Sono le 22,30; in una strada, accostata al marciapiede, vi è una macchina. Strana, in quanto è ferma da un po’, ma col motore acceso, e dal tubo di scappamento esce una nuvola di gas, quasi avesse preso fuoco. Viene allertato, quindi, il 113 i cui agenti vedono che, all’interno dell’auto, vi è un uomo che pare essersi addormentato contro il sedile, e col piede sta premendo l’acceleratore, come se dormisse e non se ne fosse reso conto. Ma l’uomo non dorme, è morto, perché gli hanno sparato alla testa. Cambiamo scena e torniamo indietro, come in un film.

Poco prima, un giornalista, tal Beppe Alfano, era giunto a casa, insieme alla moglie, ma, prima di salire con lei, si era fermato, come se avesse visto qualcosa. Ed allora, ritorna in macchina e parte via. Perché? Dove va, mentre la moglie sale in casa? Ma dopo pochi metri, gli hanno sparato. E così, siamo tornati alla scena iniziale del nostro film. Questo non è cinema, ma è realtà. Perché è morto Beppe Alfano? E chi è quel giornalista, quella persona ammazzata in auto?

Beppe Alfano ha 47 anni ed è un insegnante di Educazione tecnica in un paese vicino, oltre che un militante politico della destra. E’ un giornalista locale.

Sino al ’92, a Barcellona, la scena politica è dominata dalla Dc che Alfano non ha timore di attaccare e criticare, come giornalista e politico di destra con precise idee sull’ordine, sulla legge e sullo Stato. Nel 1990, alle elezioni amministrative, Alfano lascia il Msi per candidarsi in una lista civica, subendo alcuni attentati. Lista che raccoglie non molti voti, tanto che egli non è eletto e, qualche tempo dopo, si riconcilia con il Msi. Dall’anno successivo, avvia una collaborazione giornalistica col quotidiano La Sicilia, in occasione di un agguato.

Nel 1992, pure a Barcellona viene istituito il tribunale, mentre precedentemente le indagini venivano coordinate da Messina in cui si celebravano anche i processi. Un giudice settentrionale, destinato in quel tribunale, definisce quest’ultimo una “trincea”. E fra il giornalista, che intende seguire il suo ideale di giustizia e verità, e il magistrato si instaura uno stretto rapporto. Ad un certo punto, capita qualcosa. Alfano vuole parlare col magistrato e vuole incontrarlo: due giorni dopo, viene assassinato. Ma perché? Cosa aveva scoperto il giornalista? Di cosa si stava occupando?
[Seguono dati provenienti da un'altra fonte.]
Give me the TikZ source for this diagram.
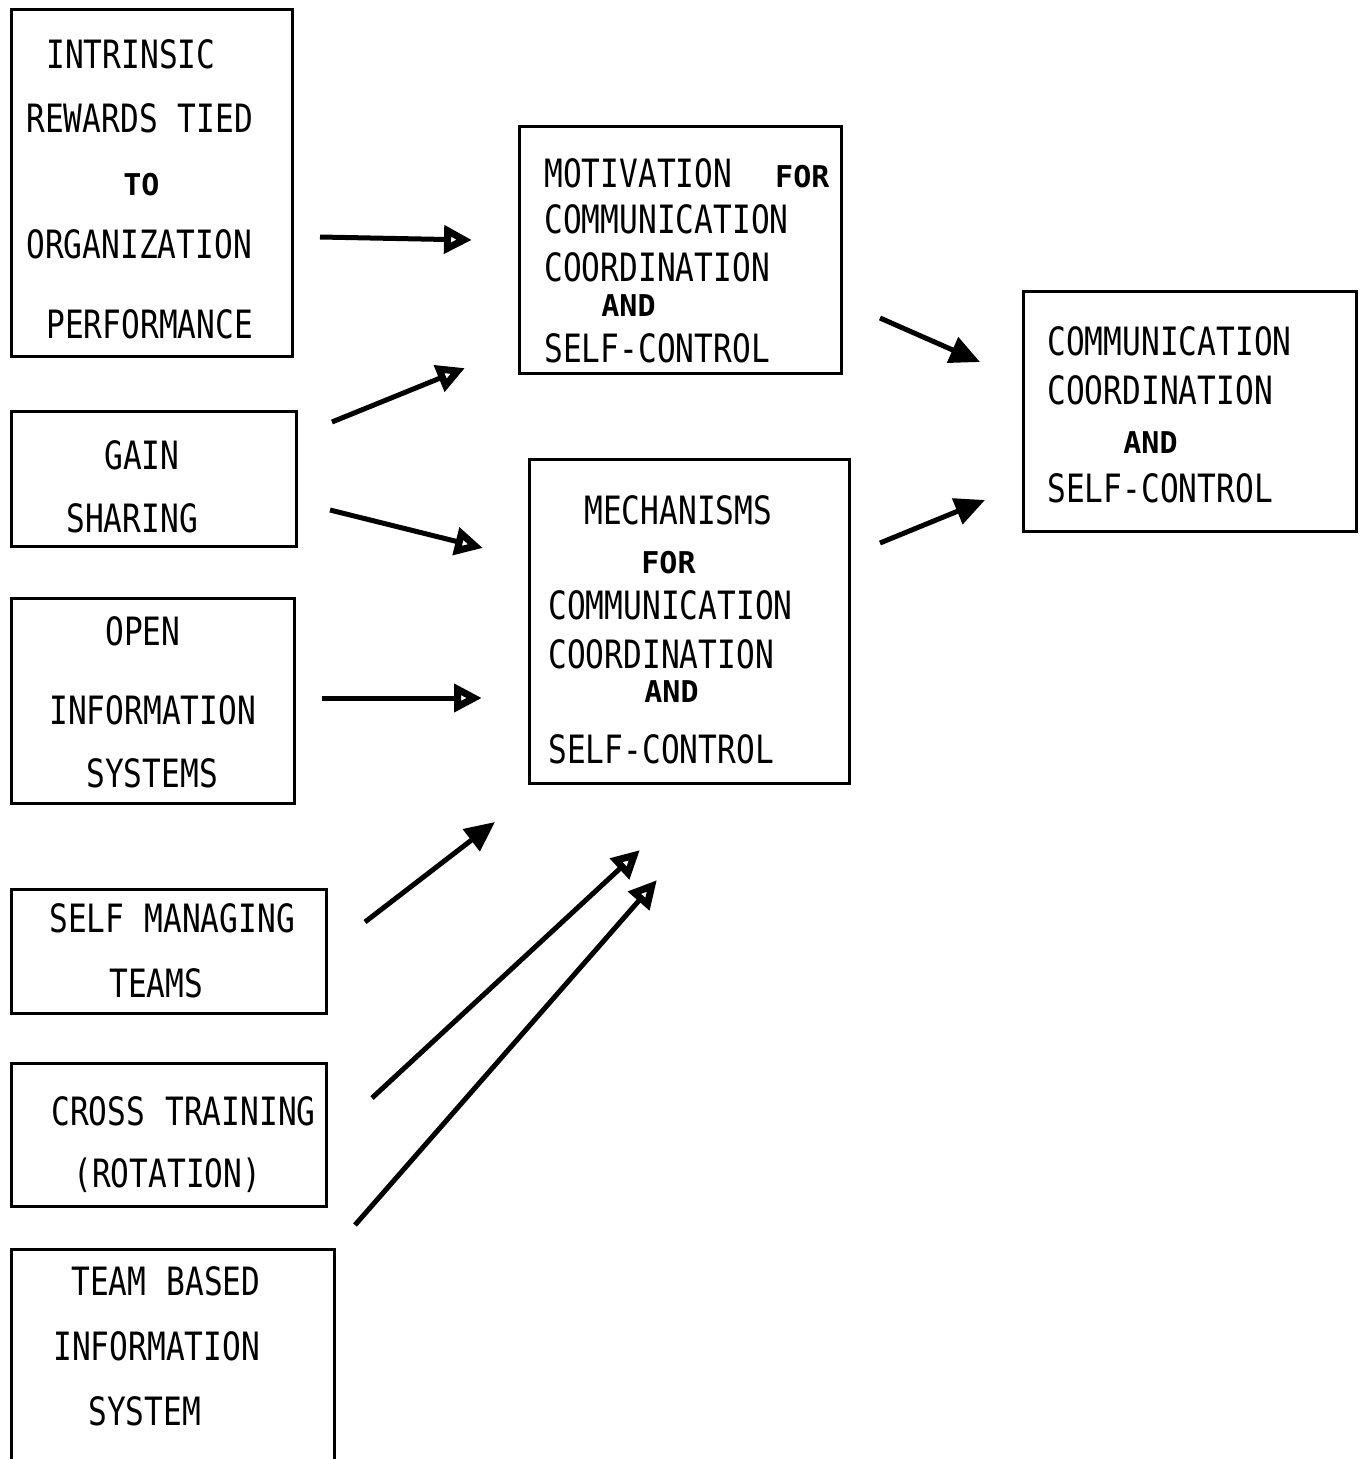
\documentclass[tikz,border=0pt]{standalone}
\usepackage{fontspec}
\usetikzlibrary{arrows.meta}
\newfontfamily\tw[FakeStretch=0.8]{DejaVu Sans Mono}
\newfontfamily\twsmall{DejaVu Sans Mono}
\newcommand{\smw}[1]{{\twsmall\bfseries\fontsize{30}{30}\selectfont #1}}
\newcommand{\tstr}[1]{\rule{0pt}{#1}}
\newcommand{\bstr}[1]{\rule[-#1]{0pt}{#1}}
\newcommand{\wsp}{\hspace{20pt}}
\begin{document}
\begin{tikzpicture}[x=1pt,y=-1pt,
box/.style={draw,line width=2.8pt,inner sep=0pt,anchor=north west,align=left,text width=#1,font=\tw\fontsize{39}{48}\selectfont},
arr/.style={line width=5pt,-{Triangle[open,length=28pt,width=27pt,line width=7pt]}},
arrf/.style={line width=5pt,-{Triangle[length=30pt,width=27pt]}}]
\useasboundingbox (0,0) rectangle (1361,1459);
\clip (0,0) rectangle (1361,1459);
% left column: practices
\node (rewards) [box=281pt] at (10,8)
  {\tstr{59pt}\hspace*{35pt}INTRINSIC\\[16pt]\hspace*{15pt}REWARDS\wsp TIED\\[15pt]\hspace*{112pt}\smw{TO}\\[15pt]\hspace*{15pt}ORGANIZATION\\[32pt]\hspace*{35pt}PERFORMANCE\bstr{18pt}};
\node (gain) [box=285pt] at (10,410)
  {\tstr{58pt}\hspace*{93pt}GAIN\\[15pt]\hspace*{55pt}SHARING\bstr{14pt}};
\node (openinfo) [box=283pt] at (10,597)
  {\tstr{47pt}\hspace*{94pt}OPEN\\[31pt]\hspace*{38pt}INFORMATION\\[15pt]\hspace*{75pt}SYSTEMS\bstr{16pt}};
\node (teams) [box=315pt] at (10,888)
  {\tstr{43pt}\hspace*{38pt}SELF\wsp MANAGING\\[17pt]\hspace*{98pt}TEAMS\bstr{16pt}};
\node (cross) [box=315pt] at (10,1062)
  {\tstr{62pt}\hspace*{40pt}CROSS\wsp TRAINING\\[14pt]\hspace*{62pt}(ROTATION)\bstr{19pt}};
\node (teaminfo) [box=323pt] at (10,1248)
  {\tstr{46pt}\hspace*{60pt}TEAM\wsp BASED\\[17pt]\hspace*{42pt}INFORMATION\\[17pt]\hspace*{77pt}SYSTEM\bstr{56pt}};
% middle column
\node (motivation) [box=322pt] at (518,125)
  {\tstr{61pt}\hspace*{25pt}MOTIVATION\hspace*{43pt}\smw{FOR}\\[-2pt]\hspace*{25pt}COMMUNICATION\\[0pt]\hspace*{25pt}COORDINATION\\[-13pt]\hspace*{82pt}\smw{AND}\\[-2pt]\hspace*{25pt}SELF-CONTROL\bstr{11pt}};
\node (mechanisms) [box=320pt] at (528,458)
  {\tstr{65pt}\hspace*{55pt}MECHANISMS\\[1pt]\hspace*{112pt}\smw{FOR}\\[-2pt]\hspace*{19pt}COMMUNICATION\\[1pt]\hspace*{19pt}COORDINATION\\[-14pt]\hspace*{115pt}\smw{AND}\\[13pt]\hspace*{19pt}SELF-CONTROL\bstr{20pt}};
% right column
\node (outcome) [box=333pt] at (1022,290)
  {\tstr{64pt}\hspace*{24pt}COMMUNICATION\\[1pt]\hspace*{24pt}COORDINATION\\[1pt]\hspace*{100pt}\smw{AND}\\[1pt]\hspace*{24pt}SELF-CONTROL\bstr{29pt}};
% arrow end points
\coordinate (rew-out) at (320,237);   \coordinate (mot-in1) at (472,240);
\coordinate (gain-out1) at (332,422); \coordinate (mot-in2) at (465,368);
\coordinate (gain-out2) at (330,510); \coordinate (mech-in1) at (483,548);
\coordinate (open-out) at (322,698);  \coordinate (mech-in2) at (482,698);
\coordinate (teams-out) at (365,922); \coordinate (mech-in3) at (495,822);
\coordinate (cross-out) at (372,1098);\coordinate (mech-in4) at (640,850);
\coordinate (tinfo-out) at (355,1225);\coordinate (mech-in5) at (657,880);
\coordinate (mot-out) at (880,318);   \coordinate (out-in1) at (980,362);
\coordinate (mech-out) at (880,543);  \coordinate (out-in2) at (985,500);
\draw[arr] (rew-out) -- (mot-in1);
\draw[arr] (gain-out1) -- (mot-in2);
\draw[arr] (gain-out2) -- (mech-in1);
\draw[arr] (open-out) -- (mech-in2);
\draw[arrf] (teams-out) -- (mech-in3);
\draw[arr] (cross-out) -- (mech-in4);
\draw[arr] (tinfo-out) -- (mech-in5);
\draw[arrf] (mot-out) -- (out-in1);
\draw[arrf] (mech-out) -- (out-in2);
\end{tikzpicture}
\end{document}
Di una associazione che si interessa di assistenza agli spastici, si stava occupando della presenza di un boss a Barcellona e dell’esistenza di una loggia massonica (che, in realtà, non c’è).

Nel novembre 1993, vengono emesse alcune ordinanze di custodia cautelare in carcere, una delle quali a carico del presidente della predetta associazione, con l’accusa di essere il mandante dell’omicidio Alfano. Il processo arriva sino alla Corte Suprema di Cassazione: il presidente dell’associazione esce dal processo scagionato già in appello, la Cassazione annulla la condanna di uno degli altri imputati e la Corte d’assise di Reggio Calabria lo assolve. Rimane in carcere il terzo uomo, condannato a trent’anni per aver organizzato l’omicidio.

Un collaboratore di giustizia dichiara che Alfano è stato ucciso su ordine di Cosa nostra poiché aveva scoperto che, dietro alcune attività, si nascondevano interessi della criminalità organizzata e di insospettabili imprenditori.

Molti altri giornalisti sono stati uccisi dalla criminalità organizzata. Però, tali omicidi non colpiscono solamente chi muore: spesso attorno ai familiari di queste vittime si crea un vuoto incolmabile e desolante.

Ma si sa proprio tutto sull’assassinio di Beppe Alfano? O resta anche questo uno dei tanti misteri italiani? Ombre, brutte storie, macchie che certamente una terra come la Sicilia non si merita.